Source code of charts
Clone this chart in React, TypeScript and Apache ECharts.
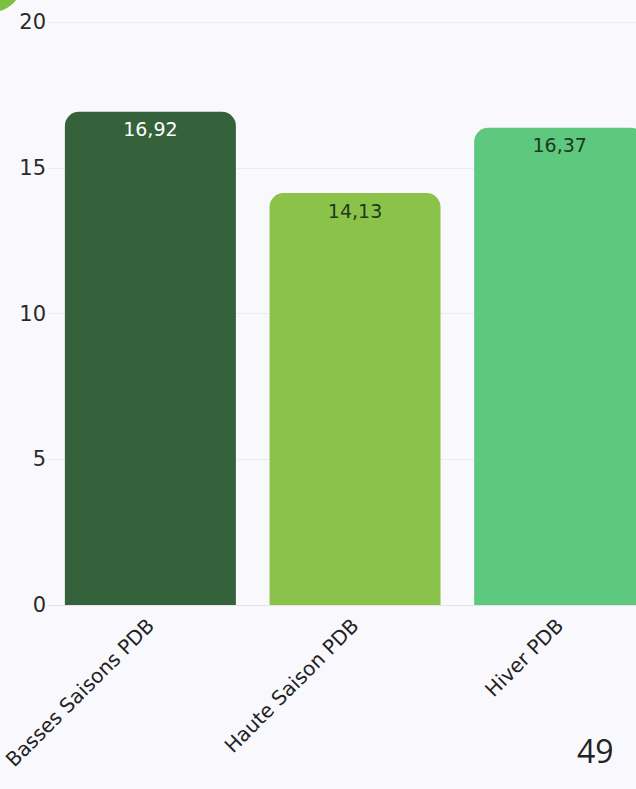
import React, { useEffect, useRef } from "react";
import * as echarts from "echarts";

const categories = ["Basses Saisons PDB", "Haute Saison PDB", "Hiver PDB"];
const values = [16.92, 14.13, 16.37];
const barColors = ["#35623a", "#8bc34a", "#5ec87f"];
const labelColors = ["#ffffff", "#1d3a20", "#1d3a20"];
const yTicks = { min: 0, max: 20, interval: 5 };
const pageNumber = "49";

export default function App() {
  const ref = useRef<HTMLDivElement>(null);
  useEffect(() => {
    if (!ref.current) return;
    const chart = echarts.init(ref.current, null, { renderer: "svg" });
    chart.setOption({
      animation: false,
      backgroundColor: "#f9f9fd",
      textStyle: { fontFamily: "DejaVu Sans" },
      grid: { left: 48, right: 0, top: 22, bottom: 184, containLabel: false },
      xAxis: {
        type: "category",
        data: categories,
        axisTick: { show: false },
        axisLine: { show: true, lineStyle: { color: "#e3e3e8", width: 1 } },
        axisLabel: {
          rotate: 45,
          interval: 0,
          fontSize: 20,
          color: "#222",
          margin: 17,
          fontFamily: "DejaVu Sans",
        },
      },
      yAxis: {
        type: "value",
        min: yTicks.min,
        max: yTicks.max,
        interval: yTicks.interval,
        axisLabel: { fontSize: 21, color: "#2a2a2a", margin: 2, fontFamily: "DejaVu Sans" },
        splitLine: { lineStyle: { color: "#ebebf0", width: 1 } },
        axisLine: { show: false },
        axisTick: { show: false },
      },
      series: [
        {
          type: "bar",
          barWidth: 171,
          data: values.map((v, i) => ({
            value: v,
            itemStyle: { color: barColors[i], borderRadius: [14, 14, 0, 0] },
            label: { color: labelColors[i] },
          })),
          label: {
            show: true,
            position: "insideTop",
            distance: 8,
            fontSize: 19,
            fontFamily: "DejaVu Sans",
            formatter: (p: any) => String(p.value).replace(".", ","),
          },
        },
      ],
      graphic: [
        {
          type: "circle",
          shape: { cx: -8, cy: -18, r: 30 },
          style: { fill: "#7cc043" },
        },
        {
          type: "text",
          left: 577,
          top: 734,
          style: { text: pageNumber, fontSize: 32, fill: "#222", fontFamily: "Open Sans" },
        },
      ],
    });
    return () => chart.dispose();
  }, []);
  return (
    <div style={{ position: "fixed", left: 0, top: 0, width: 636, height: 789, overflow: "hidden" }}>
      <div ref={ref} style={{ width: 662, height: 789 }} />
    </div>
  );
}
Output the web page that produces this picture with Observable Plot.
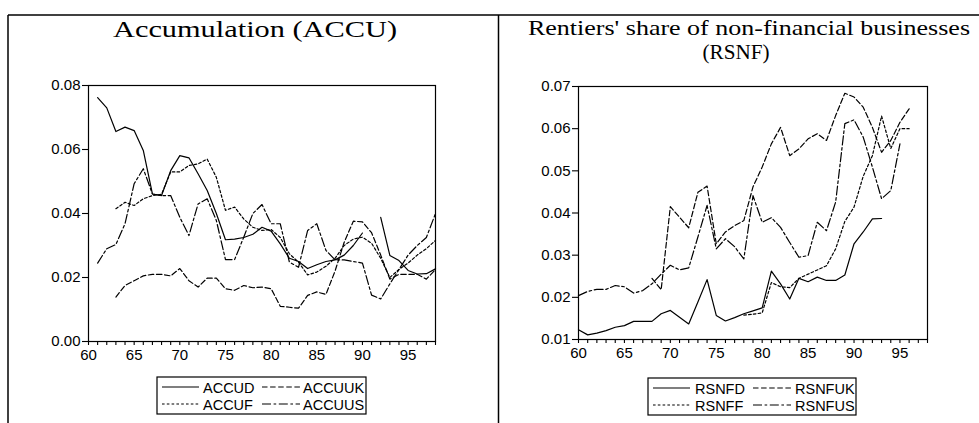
<!DOCTYPE html>
<html><head><meta charset="utf-8">
<script src="https://cdn.jsdelivr.net/npm/d3@7"></script>
<script src="https://cdn.jsdelivr.net/npm/@observablehq/plot@0.6"></script>
<style>
body{margin:0;background:#fff;}
#root{position:relative;width:979px;height:423px;overflow:hidden;background:#fff;}
.pan{position:absolute;top:0;}
#overlay{position:absolute;left:0;top:0;pointer-events:none;}
</style></head><body><div id="root"></div>
<script>
// ---------- data ----------
const years = d3.range(60, 99); // 1960..1998

// Left panel: Accumulation (ACCU)
const ACCUD  = [null,.0762,.073,.0656,.067,.0659,.0597,.0461,.0456,.0534,.0581,.0574,.0524,.0472,.040,.0318,.032,.0325,.0335,.0357,.0345,.0305,.026,.025,.0228,.024,.025,.0255,.027,.030,.0339,null,.0388,.0269,.0253,.0222,.0211,.0212,.0227];
const ACCUF  = [null,null,null,.0415,.0435,.0425,.0446,.0456,.046,.053,.053,.055,.0555,.057,.0513,.041,.042,.0383,.0357,.0347,.035,.0325,.0274,.0248,.0208,.0217,.0235,.026,.030,.032,.0326,.0307,.026,.020,.0225,.0245,.027,.029,.0316];
const ACCUUK = [null,null,null,.0139,.0175,.019,.0205,.021,.021,.0205,.0228,.019,.017,.0198,.0198,.0165,.016,.0175,.0168,.017,.0165,.011,.0107,.0104,.0144,.0155,.0147,.022,.031,.0376,.0374,.034,.027,.0195,.021,.021,.021,.0195,.0225];
const ACCUUS = [null,.0245,.029,.0303,.0368,.0493,.054,.0461,.0456,.0456,.0388,.0331,.043,.0446,.0378,.0256,.0256,.0326,.040,.0428,.0368,.0368,.0248,.0232,.0347,.0368,.0285,.0255,.0255,.025,.0245,.0145,.0133,.018,.0225,.027,.030,.0325,.040];

// Right panel: Rentiers' share of non-financial businesses (RSNF)
const RSNFD  = [.0123,.0111,.0115,.0121,.0129,.0133,.0143,.0143,.0143,.0161,.0169,.0153,.0137,.0189,.0242,.0157,.0144,.0152,.0161,.0168,.0175,.0262,.0232,.0196,.0245,.0237,.0248,.024,.024,.0253,.0327,.0355,.0386,.0387,null,null,null,null,null];
const RSNFF  = [null,null,null,null,null,null,null,null,null,null,null,null,null,null,null,null,null,null,.0158,.016,.0163,.0235,.0225,.0223,.0245,.0255,.0265,.0275,.0315,.038,.0414,.0487,.0536,.063,.0553,.060,.060,null,null];
const RSNFUK = [null,null,null,null,null,null,null,null,.0245,.0218,.0415,.039,.0365,.0449,.0464,.0327,.0355,.037,.0382,.0462,.0509,.0564,.0603,.0536,.0552,.0576,.0588,.0572,.0631,.0684,.0675,.0651,.0603,.0544,.0572,.0615,.0647,null,null];
const RSNFUS = [.0204,.0214,.0219,.0219,.0228,.0225,.021,.0216,.0232,.0255,.0276,.0265,.027,.0343,.0418,.0315,.0339,.032,.0291,.0441,.0378,.0389,.0366,.033,.0295,.0299,.0378,.0358,.0426,.0612,.0621,.058,.0509,.0434,.0453,.0564,null,null,null];

const accuNames = ["ACCUD","ACCUF","ACCUUK","ACCUUS"];
const rsnfNames = ["RSNFD","RSNFF","RSNFUK","RSNFUS"];
const leftYTicks = [0, .02, .04, .06, .08];
const rightYTicks = [.01, .02, .03, .04, .05, .06, .07];
const xLabelYears = [60, 65, 70, 75, 80, 85, 90, 95];

// ---------- styles ----------
const dashes = {D: null, F: "2.6,2.2", UK: "5.5,2.6", US: "9,2.6,2.6,2.6"};
const accuSeries = [
  {name: accuNames[0], values: ACCUD,  dash: dashes.D},
  {name: accuNames[1], values: ACCUF,  dash: dashes.F},
  {name: accuNames[2], values: ACCUUK, dash: dashes.UK},
  {name: accuNames[3], values: ACCUUS, dash: dashes.US}
];
const rsnfSeries = [
  {name: rsnfNames[0], values: RSNFD,  dash: dashes.D},
  {name: rsnfNames[1], values: RSNFF,  dash: dashes.F},
  {name: rsnfNames[2], values: RSNFUK, dash: dashes.UK},
  {name: rsnfNames[3], values: RSNFUS, dash: dashes.US}
];

function makePanel(series, yDomain, yTicks, opts) {
  return Plot.plot({
    width: opts.width, height: 380,
    marginLeft: 88, marginRight: opts.marginRight, marginTop: opts.marginTop, marginBottom: opts.marginBottom,
    x: {domain: [60, 98], label: null},
    y: {domain: yDomain, label: null},
    style: {background: "none", fontFamily: "'Liberation Sans', Arial, sans-serif", fontSize: "15px", color: "black", overflow: "visible"},
    marks: [
      Plot.frame({stroke: "black", strokeWidth: 1.2}),
      Plot.axisX({ticks: years, tickFormat: d => xLabelYears.includes(d) ? String(d) : "", tickSize: 4, tickPadding: 4, stroke: "black", strokeWidth: 1.1}),
      Plot.axisY({ticks: yTicks, tickFormat: d3.format(".2f"), tickSize: 6, tickPadding: 2, stroke: "black", strokeWidth: 1.1}),
      ...series.map(s => Plot.line(
        years.map((yr, i) => ({year: yr, v: s.values[i]})),
        {x: "year", y: "v", stroke: "black", strokeWidth: 1.2, strokeDasharray: s.dash}
      ))
    ]
  });
}

const root = document.getElementById("root");

const left = makePanel(accuSeries, [0, 0.08], leftYTicks, {width: 490, marginRight: 55, marginTop: 85, marginBottom: 39});
const lw = document.createElement("div"); lw.className = "pan"; lw.style.left = "0px"; lw.appendChild(left); root.appendChild(lw);

const right = makePanel(rsnfSeries, [0.01, 0.07], rightYTicks, {width: 489, marginRight: 52, marginTop: 86, marginBottom: 41});
const rw = document.createElement("div"); rw.className = "pan"; rw.style.left = "490px"; rw.appendChild(right); root.appendChild(rw);

// ---------- overlay: frame lines, titles, legends ----------
const NS = "http://www.w3.org/2000/svg";
const ov = document.createElementNS(NS, "svg");
ov.setAttribute("id", "overlay"); ov.setAttribute("width", 979); ov.setAttribute("height", 423);
root.appendChild(ov);
function el(tag, attrs, text) {
  const e = document.createElementNS(NS, tag);
  for (const k in attrs) e.setAttribute(k, attrs[k]);
  if (text != null) e.textContent = text;
  ov.appendChild(e); return e;
}
// outer frame
el("line", {x1: 8, y1: 15, x2: 979, y2: 15, stroke: "black", "stroke-width": 1.5});
el("line", {x1: 8, y1: 15, x2: 8, y2: 423, stroke: "black", "stroke-width": 1.5});
el("line", {x1: 498.5, y1: 15, x2: 498.5, y2: 423, stroke: "black", "stroke-width": 1.5});

// titles
const serif = "'Liberation Serif', 'Times New Roman', serif";
el("text", {x: 255, y: 37, "text-anchor": "middle", "font-family": serif, "font-size": 23, textLength: 284, lengthAdjust: "spacingAndGlyphs"}, "Accumulation (ACCU)");
el("text", {x: 749, y: 35, "text-anchor": "middle", "font-family": serif, "font-size": 21, textLength: 442, lengthAdjust: "spacingAndGlyphs"}, "Rentiers' share of non-financial businesses");
el("text", {x: 736, y: 59, "text-anchor": "middle", "font-family": serif, "font-size": 21, textLength: 67, lengthAdjust: "spacingAndGlyphs"}, "(RSNF)");

// legends
function legend(x0, y0, w, h, series, colText) {
  el("rect", {x: x0, y: y0, width: w, height: h, fill: "white", stroke: "black", "stroke-width": 1.2});
  const cols = [[5, 42, colText[0]], [105, 143, colText[1]]];
  const rows = [[10, 16], [27, 32.5]];
  const pos = {0: [0, 0], 1: [1, 0], 2: [0, 1], 3: [1, 1]}; // D, F, UK, US -> (row, col)
  series.forEach((s, i) => {
    const [r, c] = pos[i];
    const [a, b, tx] = cols[c];
    const [ly, ty] = rows[r];
    const ln = el("line", {x1: x0 + a, y1: y0 + ly, x2: x0 + b, y2: y0 + ly, stroke: "black", "stroke-width": 1.2});
    if (s.dash) ln.setAttribute("stroke-dasharray", s.dash);
    el("text", {x: x0 + tx, y: y0 + ty, "font-family": "'Liberation Sans', Arial, sans-serif", "font-size": 14.5}, s.name);
  });
}
legend(157, 377, 209, 37, accuSeries, [46, 146]);
legend(648, 378, 208, 37, rsnfSeries, [47, 147]);
</script></body></html>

Given problem
Using the data above, copy exactly the lines from the one containing "Output the web" to the one containing "const years = d3.range(60, 99); // 1960..1998", inclusive. Exclude the pictures.

Exercise result
Output the web page that produces this picture with Observable Plot.
<!DOCTYPE html>
<html><head><meta charset="utf-8">
<script src="https://cdn.jsdelivr.net/npm/d3@7"></script>
<script src="https://cdn.jsdelivr.net/npm/@observablehq/plot@0.6"></script>
<style>
body{margin:0;background:#fff;}
#root{position:relative;width:979px;height:423px;overflow:hidden;background:#fff;}
.pan{position:absolute;top:0;}
#overlay{position:absolute;left:0;top:0;pointer-events:none;}
</style></head><body><div id="root"></div>
<script>
// ---------- data ----------
const years = d3.range(60, 99); // 1960..1998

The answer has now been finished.